The water treatment system of the above construction operates as follows. Firstly, source water (200) is drawn up from reservoir (400) by circulation pump (402). This source water is pressurized by pump (402) and supplied to inlet (106) of ejector (100), in order to be jetted through nozzle (107) at high speed into diffuser throat (110). When the source water passes through ejector (100), it is purified. The purified water is drawn off from extraction outlet (403).

Further, as shown in FIG. 7, a water tight vacuum pump (404) can be installed on the side of the delivery outlet (112) of the ejector instead of the circulation pump (402) used in the above water treatment system. In this case, a similar effect is obtained by aspirating source water (200) on the side of diffuser throat (110).

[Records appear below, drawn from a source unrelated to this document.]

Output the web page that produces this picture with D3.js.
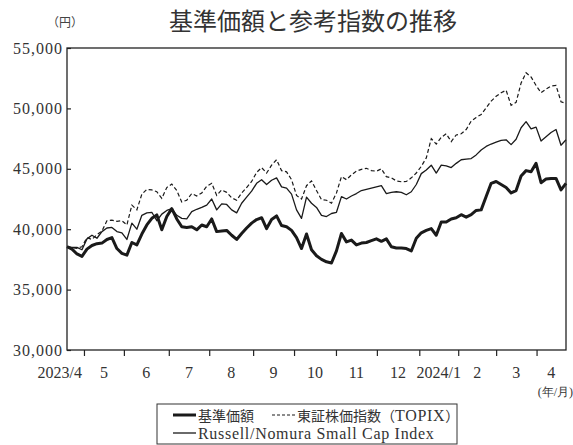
<!DOCTYPE html>
<html>
<head>
<meta charset="utf-8">
<script src="https://cdn.jsdelivr.net/npm/d3@7/dist/d3.min.js"></script>
<style>
body { margin: 0; background: #fff; }
svg { display: block; }
</style>
</head>
<body>
<script>
// values, one sample about every 2.5 trading days (2023/4 -> 2024/4)
const fund = [38550,38350,37950,37750,38350,38650,38800,38850,39150,39300,
  38400,38000,37850,38900,38700,39600,40350,40900,41180,39950,
  41050,41700,40850,40200,40150,40200,39950,40350,40200,40850,
  39800,39850,39900,39500,39150,39650,40100,40500,40800,40950,
  40050,40800,41100,40300,40200,39900,39300,38400,39600,38300,
  37800,37500,37300,37200,38200,39650,38950,39100,38700,38850,
  38900,39050,39200,39000,39200,38550,38450,38450,38400,38200,
  39250,39700,39900,40050,39500,40600,40600,40850,40950,41200,
  41000,41200,41550,41600,42700,43800,43950,43700,43450,43000,
  43200,44400,44850,44750,45450,43850,44150,44200,44200,43250,43800];

const topix = [38550,38450,38420,38550,39300,39150,39550,39850,40700,40750,
  40650,40700,40350,42000,41600,42900,43300,43250,43100,42550,
  43450,43740,43200,42250,42400,42950,42750,43000,43550,43800,
  42800,43250,43050,42600,42400,43000,43450,43950,44700,45100,
  44650,45300,45750,44850,44750,44100,42800,42500,43600,44000,
  43200,42450,42400,42150,43000,44350,44100,44500,44800,44950,
  45040,44850,44800,45000,44350,44250,44000,43930,43950,44250,
  44650,45200,45900,47500,47050,47600,47900,47250,47800,47900,
  48250,48950,49250,49500,50050,50600,51000,51300,51500,50250,
  50500,52100,52950,52600,51900,51300,51600,51850,51900,50550,50400];

const russell = [38550,38500,38500,38300,39200,39500,39250,39800,40100,40150,
  39800,39700,39150,40500,40000,41150,41350,41400,40700,41250,
  41550,41700,41150,40900,40850,41450,41650,41800,42000,42500,
  41600,42100,42050,41600,41350,42150,42650,43150,43800,44100,
  43700,44050,44250,43500,43400,42900,41600,40900,42650,42150,
  41800,41150,41050,41300,41400,42700,42500,42750,42950,43200,
  43300,43400,43500,43600,42950,43050,43100,43050,42850,43100,
  43700,44600,44900,45300,44650,45300,45250,45100,45450,45750,
  45800,45850,46150,46550,46850,47050,47200,47350,47400,47000,
  47450,48400,48900,48300,48450,47300,47650,48000,48250,46950,47400];

// month boundaries (in sample units) and their labels
const monthStarts = [3.4, 11.4, 20.4, 28.5, 37.3, 45.5, 53.9, 62.1, 70.6, 78.4, 86.0, 94.1];
const monthLabels = ["2023/4","5","6","7","8","9","10","11","12","2024/1","2","3","4"];
const yTicks = [30000, 35000, 40000, 45000, 50000, 55000];

const W = 573, H = 445;
const margin = {top: 48, right: 7, bottom: 95, left: 67};
const serif = "'Liberation Serif','DejaVu Serif',serif";
const gothic = "'Noto Sans CJK JP','Noto Sans',sans-serif";

const svg = d3.select("body").append("svg")
  .attr("width", W)
  .attr("height", H);

const x = d3.scaleLinear()
  .domain([0, fund.length - 1])
  .range([margin.left, W - margin.right]);

const y = d3.scaleLinear()
  .domain([30000, 55000])
  .range([H - margin.bottom, margin.top]);

// title
svg.append("text")
  .attr("x", 313).attr("y", 30)
  .attr("text-anchor", "middle")
  .attr("font-family", gothic)
  .attr("font-size", 24)
  .attr("fill", "#333")
  .text("基準価額と参考指数の推移");

svg.append("text")
  .attr("x", 65).attr("y", 27)
  .attr("text-anchor", "middle")
  .attr("font-family", gothic)
  .attr("font-size", 12)
  .attr("fill", "#444")
  .text("（円）");

// y axis (ticks inward)
const yAxis = d3.axisRight(y)
  .tickValues(yTicks)
  .tickSize(4)
  .tickFormat("");
const gy = svg.append("g")
  .attr("transform", `translate(${margin.left},0)`)
  .call(yAxis);
gy.select(".domain").remove();
gy.selectAll(".tick line").attr("stroke", "#222").attr("stroke-width", 1.2);

svg.append("g").selectAll("text")
  .data(yTicks)
  .join("text")
  .attr("x", margin.left - 4)
  .attr("y", d => y(d))
  .attr("dy", "0.35em")
  .attr("text-anchor", "end")
  .attr("font-family", serif)
  .attr("font-size", 16)
  .attr("letter-spacing", 1)
  .attr("fill", "#333")
  .text(d => d3.format(",")(d));

// x axis: ticks at month boundaries, labels in the middle of each month
const xAxis = d3.axisBottom(x)
  .tickValues(monthStarts)
  .tickSize(6)
  .tickFormat("");
const gx = svg.append("g")
  .attr("transform", `translate(0,${H - margin.bottom})`)
  .call(xAxis);
gx.select(".domain").remove();
gx.selectAll(".tick line").attr("stroke", "#222").attr("stroke-width", 1.2);

const bounds = [0, ...monthStarts, fund.length - 1];
svg.append("g").selectAll("text")
  .data(monthLabels)
  .join("text")
  .attr("x", (d, i) => i === 0 ? x(bounds[1]) - 2 : (x(bounds[i]) + x(bounds[i + 1])) / 2)
  .attr("y", H - margin.bottom + 28)
  .attr("text-anchor", (d, i) => i === 0 ? "end" : "middle")
  .attr("font-family", serif)
  .attr("font-size", 16)
  .attr("fill", "#333")
  .text(d => d);

svg.append("text")
  .attr("x", 573).attr("y", 396)
  .attr("text-anchor", "end")
  .attr("font-family", serif)
  .attr("font-size", 12)
  .attr("fill", "#333")
  .text("(年/月)");

// lines
const line = d3.line()
  .x((d, i) => x(i))
  .y(d => y(d));

const plot = svg.append("g");
plot.append("path")
  .datum(russell)
  .attr("fill", "none")
  .attr("stroke", "#1a1a1a")
  .attr("stroke-width", 1.3)
  .attr("stroke-linejoin", "round")
  .attr("d", line);
plot.append("path")
  .datum(topix)
  .attr("fill", "none")
  .attr("stroke", "#1a1a1a")
  .attr("stroke-width", 1.2)
  .attr("stroke-dasharray", "4,2.5")
  .attr("d", line);
plot.append("path")
  .datum(fund)
  .attr("fill", "none")
  .attr("stroke", "#1a1a1a")
  .attr("stroke-width", 3)
  .attr("stroke-linejoin", "round")
  .attr("d", line);

// frame
svg.append("rect")
  .attr("x", margin.left).attr("y", margin.top)
  .attr("width", W - margin.left - margin.right)
  .attr("height", H - margin.top - margin.bottom)
  .attr("fill", "none")
  .attr("stroke", "#222")
  .attr("stroke-width", 1.3);

// legend
const lg = svg.append("g");
lg.append("rect")
  .attr("x", 157).attr("y", 404)
  .attr("width", 300).attr("height", 40)
  .attr("fill", "#fff")
  .attr("stroke", "#333")
  .attr("stroke-width", 1);

const legendItems = [
  {parts: [["基準価額", gothic, 14]], x: 173, y: 415, w: 3, dash: null},
  {parts: [["東証株価指数（", gothic, 14], ["TOPIX", serif, 16], ["）", gothic, 14]], x: 272, y: 415, w: 1.2, dash: "3,2"},
  {parts: [["Russell/Nomura Small Cap Index", serif, 16]], x: 173, y: 433, w: 1.3, dash: null}
];
legendItems.forEach(it => {
  lg.append("line")
    .attr("x1", it.x).attr("x2", it.x + 23)
    .attr("y1", it.y).attr("y2", it.y)
    .attr("stroke", "#1a1a1a")
    .attr("stroke-width", it.w)
    .attr("stroke-dasharray", it.dash);
  const t = lg.append("text")
    .attr("x", it.x + 25).attr("y", it.y)
    .attr("dy", "0.35em")
    .attr("fill", "#333");
  it.parts.forEach(p => {
    t.append("tspan")
      .attr("font-family", p[1])
      .attr("font-size", p[2])
      .attr("letter-spacing", p[1] === serif ? 0.7 : 0)
      .text(p[0]);
  });
});
</script>
</body>
</html>
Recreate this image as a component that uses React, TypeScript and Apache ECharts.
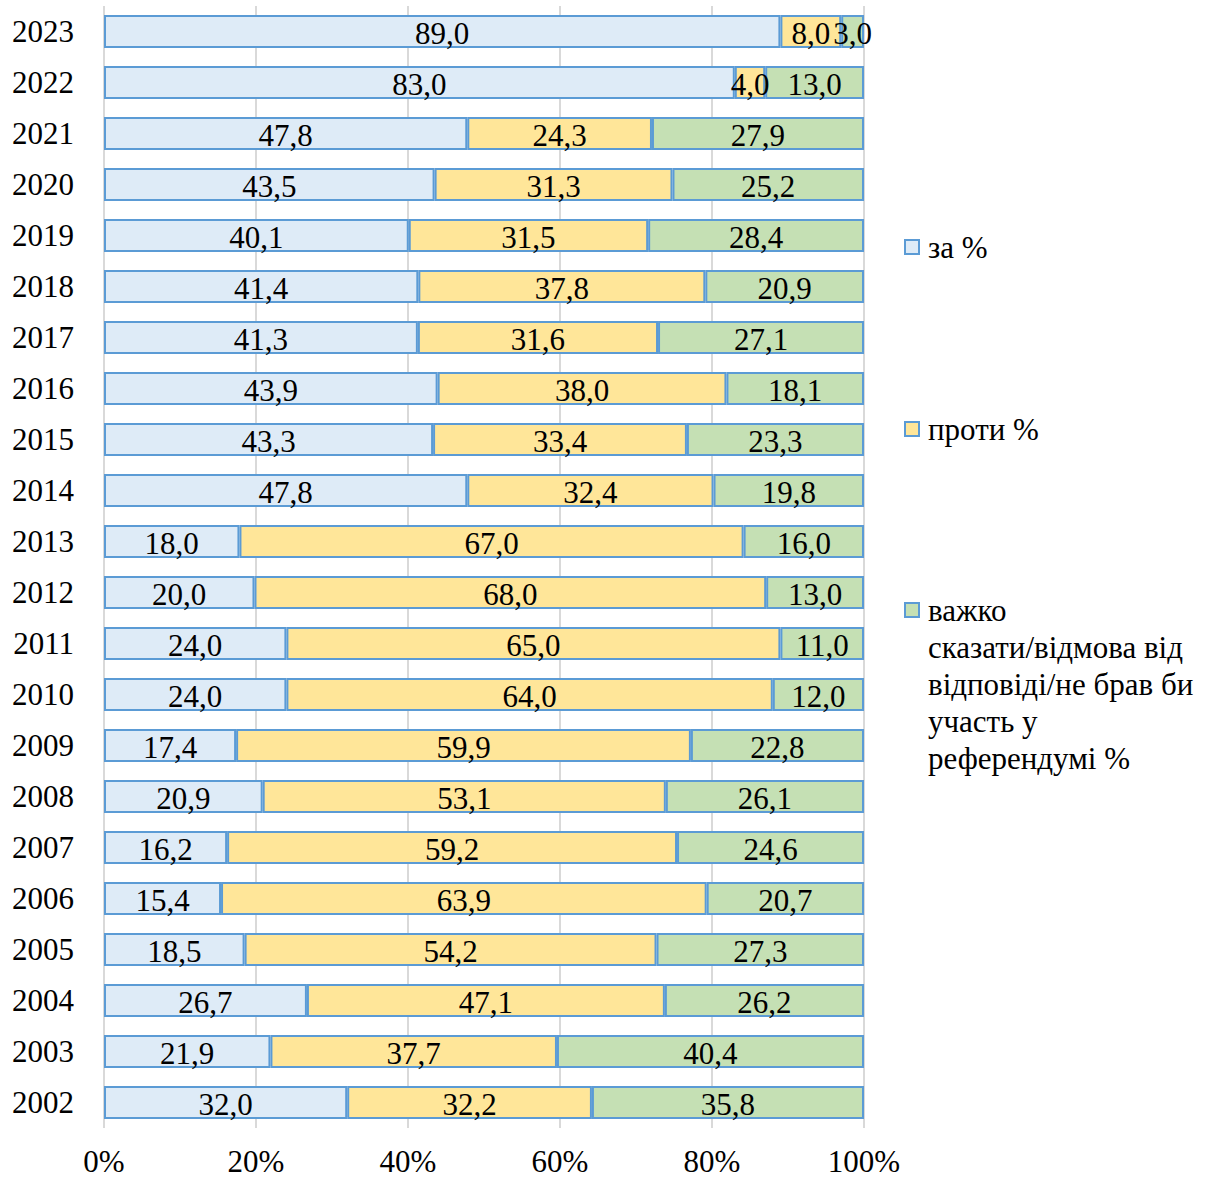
import React, { useEffect, useRef } from "react";
import * as echarts from "echarts";

const years = ["2002","2003","2004","2005","2006","2007","2008","2009","2010","2011","2012","2013","2014","2015","2016","2017","2018","2019","2020","2021","2022","2023"];
const forValues = [32.0,21.9,26.7,18.5,15.4,16.2,20.9,17.4,24.0,24.0,20.0,18.0,47.8,43.3,43.9,41.3,41.4,40.1,43.5,47.8,83.0,89.0];
const againstValues = [32.2,37.7,47.1,54.2,63.9,59.2,53.1,59.9,64.0,65.0,68.0,67.0,32.4,33.4,38.0,31.6,37.8,31.5,31.3,24.3,4.0,8.0];
const hardValues = [35.8,40.4,26.2,27.3,20.7,24.6,26.1,22.8,12.0,11.0,13.0,16.0,19.8,23.3,18.1,27.1,20.9,28.4,25.2,27.9,13.0,3.0];
const xTicks = [0, 20, 40, 60, 80, 100];

const seriesNames = [
  "за %",
  "проти %",
  "важко\nсказати/відмова від\nвідповіді/не брав би\nучасть у\nреферендумі %",
];

const FONT = "Liberation Serif";
const FS = 31;

export default function App() {
  const ref = useRef<HTMLDivElement>(null);
  useEffect(() => {
    document.body.style.margin = "0";
    const chart = echarts.init(ref.current!, null, { renderer: "svg" });
    const raw = [forValues, againstValues, hardValues];
    const totals = years.map((_, i) => forValues[i] + againstValues[i] + hardValues[i]);
    const fills = ["#DEEBF7", "#FFE699", "#C5E0B4"];
    const fmt = (v: number) => v.toFixed(1).replace(".", ",");
    const series = raw.map((arr, s) => ({
      name: seriesNames[s],
      type: "bar",
      stack: "total",
      barWidth: 33,
      data: arr.map((v, i) => (v / totals[i]) * 100),
      itemStyle: { color: fills[s], borderColor: "#5B9BD5", borderWidth: 2 },
      label: {
        show: true,
        position: "inside",
        offset: [0, 2],
        color: "#000",
        fontFamily: FONT,
        fontSize: FS,
        formatter: (p: any) => fmt(arr[p.dataIndex]),
      },
    }));
    const legendBase = {
      orient: "vertical",
      left: 904,
      padding: 0,
      itemWidth: 14,
      itemHeight: 14,
      icon: "rect",
      selectedMode: false,
    };
    const legendText = { color: "#000", fontFamily: FONT, fontSize: FS, lineHeight: 37, padding: [0, 0, 0, 4] };
    chart.setOption({
      animation: false,
      grid: { left: 104, right: 341, top: 6, bottom: 51, containLabel: false },
      xAxis: {
        type: "value",
        min: 0,
        max: 100,
        interval: 20,
        axisLine: { show: false },
        axisTick: { show: false },
        splitLine: { show: true, lineStyle: { color: "#D9D9D9", width: 2 } },
        axisLabel: {
          formatter: (v: number) => (xTicks.includes(v) ? v + "%" : ""),
          color: "#000",
          fontFamily: FONT,
          fontSize: FS,
          lineHeight: 28,
          margin: 19,
        },
      },
      yAxis: {
        type: "category",
        data: years,
        axisLine: { show: false },
        axisTick: { show: false },
        axisLabel: { color: "#000", fontFamily: FONT, fontSize: FS, margin: 30 },
      },
      legend: [
        {
          ...legendBase,
          top: 228.5,
          data: [{ name: seriesNames[0], itemStyle: { borderColor: "#5B9BD5", borderWidth: 2 } }],
          textStyle: legendText,
        },
        {
          ...legendBase,
          top: 410.5,
          data: [{ name: seriesNames[1], itemStyle: { borderColor: "#5B9BD5", borderWidth: 2 } }],
          textStyle: legendText,
        },
        {
          ...legendBase,
          top: 443.5,
          data: [{ name: seriesNames[2], itemStyle: { borderColor: "#5B9BD5", borderWidth: 2 } }],
          formatter: (name: string) => "\n\n\n\n" + name,
          textStyle: legendText,
        },
      ],
      series,
    });
    return () => chart.dispose();
  }, []);
  return <div ref={ref} style={{ width: 1205, height: 1179 }} />;
}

Further, as shown in FIG. 8, an even lower pressure in electrolytic dissociation chamber (104) can be obtained by simultaneous use of a circulation pump (402) and water seal vacuum pump (404), and oxygen atoms can be generated at high temperature even more efficiently.

EMBODIMENT 2

FIG. 9 is a drawing of a water treatment system using the discharge tube-integrated ejector (100) of Embodiment 2 of this invention. The ejector (100) of Embodiment 2 is installed such that the direction in which source water is jetted from nozzle (107) is the direction of gravitational force. In FIG. 9, (500) is an oxygen gas container for supplying oxygen gas (300) to ejector (100), (510) is a main channel for supplying oxygen gas (300) from this container (500) to electrolytic dissociation chamber (104), (511) is a valve installed in main channel (510) to regulate the supply of oxygen gas from container (500), (512) is an electromagnetic valve installed in the main channel (510) and connected to the valve (511) to control the supply of gas to chamber (104), (520) is a bypass arranged so as to bypass valve (511) and electromagnetic valve (512) installed in main channel (510), and (521) is an electromagnetic valve installed to adjust the pressure in chamber (104) to atmospheric pressure.

In the water treatment system of the above construction, as in the previous embodiment, source water (200) is pressurized by circulation pump (402), and supplied to ejector (100). This source water is purified by oxygen atoms generated as it passes through ejector (100), and then removed as highly purified water from delivery outlet (112).

In the ejector of this embodiment, the direction in which the source water (200) is jetted is that of gravity. Also a result, source water (200) does not stay in chamber (104), and a high degree of water purification can be achieved constantly over a long periodd of use. In the case of Embodiment 1 where the source water (200) is jetted horizontally, water may remain in chamber (104) and lead to surface soiling of the dielectric tube (101) and nozzle (107). If this occurs, the electric discharge becomes unstable, the efficiency of generation of oxygen atoms declines, and consequently water treatment performance also declines.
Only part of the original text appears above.